* _PROBLEM STATEMENT_
Leaving out the pictures, retype all the material exactly.

* _PROVIDED MATERIAL_
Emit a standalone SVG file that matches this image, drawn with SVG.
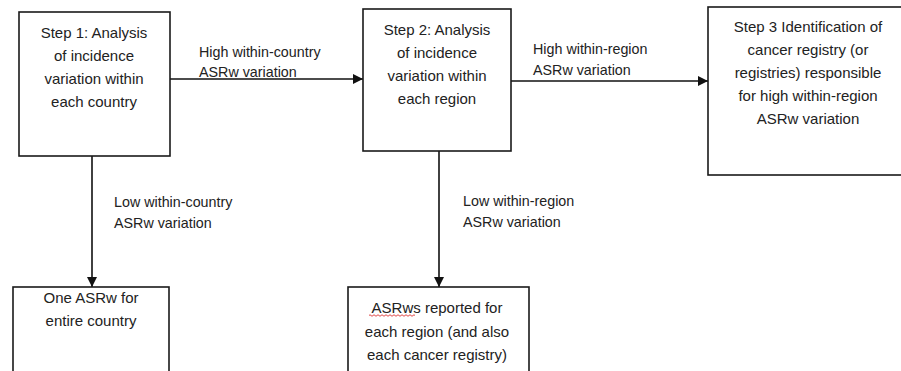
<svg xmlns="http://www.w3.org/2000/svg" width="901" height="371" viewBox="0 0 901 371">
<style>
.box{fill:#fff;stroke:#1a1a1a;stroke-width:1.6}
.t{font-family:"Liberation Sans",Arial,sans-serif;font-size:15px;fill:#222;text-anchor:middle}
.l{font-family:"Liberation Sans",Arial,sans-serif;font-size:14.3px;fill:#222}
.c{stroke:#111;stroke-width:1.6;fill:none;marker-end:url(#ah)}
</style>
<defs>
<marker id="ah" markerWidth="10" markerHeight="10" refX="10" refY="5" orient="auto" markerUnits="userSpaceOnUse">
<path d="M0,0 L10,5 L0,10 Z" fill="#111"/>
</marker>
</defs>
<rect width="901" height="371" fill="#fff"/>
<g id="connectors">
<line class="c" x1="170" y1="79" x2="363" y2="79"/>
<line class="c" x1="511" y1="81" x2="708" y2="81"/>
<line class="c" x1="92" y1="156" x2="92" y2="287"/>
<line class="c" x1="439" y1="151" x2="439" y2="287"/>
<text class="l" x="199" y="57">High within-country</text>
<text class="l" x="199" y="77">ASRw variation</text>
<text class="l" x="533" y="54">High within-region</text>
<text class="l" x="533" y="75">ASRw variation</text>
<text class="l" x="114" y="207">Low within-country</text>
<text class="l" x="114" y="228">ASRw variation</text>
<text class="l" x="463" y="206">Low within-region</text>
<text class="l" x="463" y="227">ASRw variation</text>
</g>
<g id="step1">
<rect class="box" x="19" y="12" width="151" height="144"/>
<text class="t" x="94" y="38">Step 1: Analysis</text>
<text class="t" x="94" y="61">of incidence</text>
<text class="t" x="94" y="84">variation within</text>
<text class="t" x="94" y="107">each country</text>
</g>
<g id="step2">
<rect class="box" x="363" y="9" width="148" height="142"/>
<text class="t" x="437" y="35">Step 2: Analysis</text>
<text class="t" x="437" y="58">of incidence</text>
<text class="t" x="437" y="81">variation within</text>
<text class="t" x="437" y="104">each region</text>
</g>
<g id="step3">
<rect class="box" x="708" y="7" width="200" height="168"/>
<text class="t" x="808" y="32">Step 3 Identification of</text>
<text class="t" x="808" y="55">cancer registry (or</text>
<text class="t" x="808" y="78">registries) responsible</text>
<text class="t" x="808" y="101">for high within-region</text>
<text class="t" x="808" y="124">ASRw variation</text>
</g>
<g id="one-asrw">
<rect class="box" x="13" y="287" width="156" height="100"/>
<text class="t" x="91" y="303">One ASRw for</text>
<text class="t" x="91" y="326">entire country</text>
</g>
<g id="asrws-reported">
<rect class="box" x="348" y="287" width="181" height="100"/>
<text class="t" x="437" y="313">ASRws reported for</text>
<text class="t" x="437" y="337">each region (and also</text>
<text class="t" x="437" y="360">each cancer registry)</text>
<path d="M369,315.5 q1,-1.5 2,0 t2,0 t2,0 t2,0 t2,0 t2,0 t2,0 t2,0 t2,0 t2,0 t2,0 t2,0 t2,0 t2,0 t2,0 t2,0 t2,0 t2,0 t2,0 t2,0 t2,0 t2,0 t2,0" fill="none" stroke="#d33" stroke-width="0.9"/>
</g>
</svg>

* _ANSWER IN FULL_
Emit a standalone SVG file that matches this image, drawn with SVG.
<svg xmlns="http://www.w3.org/2000/svg" width="901" height="371" viewBox="0 0 901 371">
<style>
.box{fill:#fff;stroke:#1a1a1a;stroke-width:1.6}
.t{font-family:"Liberation Sans",Arial,sans-serif;font-size:15px;fill:#222;text-anchor:middle}
.l{font-family:"Liberation Sans",Arial,sans-serif;font-size:14.3px;fill:#222}
.c{stroke:#111;stroke-width:1.6;fill:none;marker-end:url(#ah)}
</style>
<defs>
<marker id="ah" markerWidth="10" markerHeight="10" refX="10" refY="5" orient="auto" markerUnits="userSpaceOnUse">
<path d="M0,0 L10,5 L0,10 Z" fill="#111"/>
</marker>
</defs>
<rect width="901" height="371" fill="#fff"/>
<g id="connectors">
<line class="c" x1="170" y1="79" x2="363" y2="79"/>
<line class="c" x1="511" y1="81" x2="708" y2="81"/>
<line class="c" x1="92" y1="156" x2="92" y2="287"/>
<line class="c" x1="439" y1="151" x2="439" y2="287"/>
<text class="l" x="199" y="57">High within-country</text>
<text class="l" x="199" y="77">ASRw variation</text>
<text class="l" x="533" y="54">High within-region</text>
<text class="l" x="533" y="75">ASRw variation</text>
<text class="l" x="114" y="207">Low within-country</text>
<text class="l" x="114" y="228">ASRw variation</text>
<text class="l" x="463" y="206">Low within-region</text>
<text class="l" x="463" y="227">ASRw variation</text>
</g>
<g id="step1">
<rect class="box" x="19" y="12" width="151" height="144"/>
<text class="t" x="94" y="38">Step 1: Analysis</text>
<text class="t" x="94" y="61">of incidence</text>
<text class="t" x="94" y="84">variation within</text>
<text class="t" x="94" y="107">each country</text>
</g>
<g id="step2">
<rect class="box" x="363" y="9" width="148" height="142"/>
<text class="t" x="437" y="35">Step 2: Analysis</text>
<text class="t" x="437" y="58">of incidence</text>
<text class="t" x="437" y="81">variation within</text>
<text class="t" x="437" y="104">each region</text>
</g>
<g id="step3">
<rect class="box" x="708" y="7" width="200" height="168"/>
<text class="t" x="808" y="32">Step 3 Identification of</text>
<text class="t" x="808" y="55">cancer registry (or</text>
<text class="t" x="808" y="78">registries) responsible</text>
<text class="t" x="808" y="101">for high within-region</text>
<text class="t" x="808" y="124">ASRw variation</text>
</g>
<g id="one-asrw">
<rect class="box" x="13" y="287" width="156" height="100"/>
<text class="t" x="91" y="303">One ASRw for</text>
<text class="t" x="91" y="326">entire country</text>
</g>
<g id="asrws-reported">
<rect class="box" x="348" y="287" width="181" height="100"/>
<text class="t" x="437" y="313">ASRws reported for</text>
<text class="t" x="437" y="337">each region (and also</text>
<text class="t" x="437" y="360">each cancer registry)</text>
<path d="M369,315.5 q1,-1.5 2,0 t2,0 t2,0 t2,0 t2,0 t2,0 t2,0 t2,0 t2,0 t2,0 t2,0 t2,0 t2,0 t2,0 t2,0 t2,0 t2,0 t2,0 t2,0 t2,0 t2,0 t2,0 t2,0" fill="none" stroke="#d33" stroke-width="0.9"/>
</g>
</svg>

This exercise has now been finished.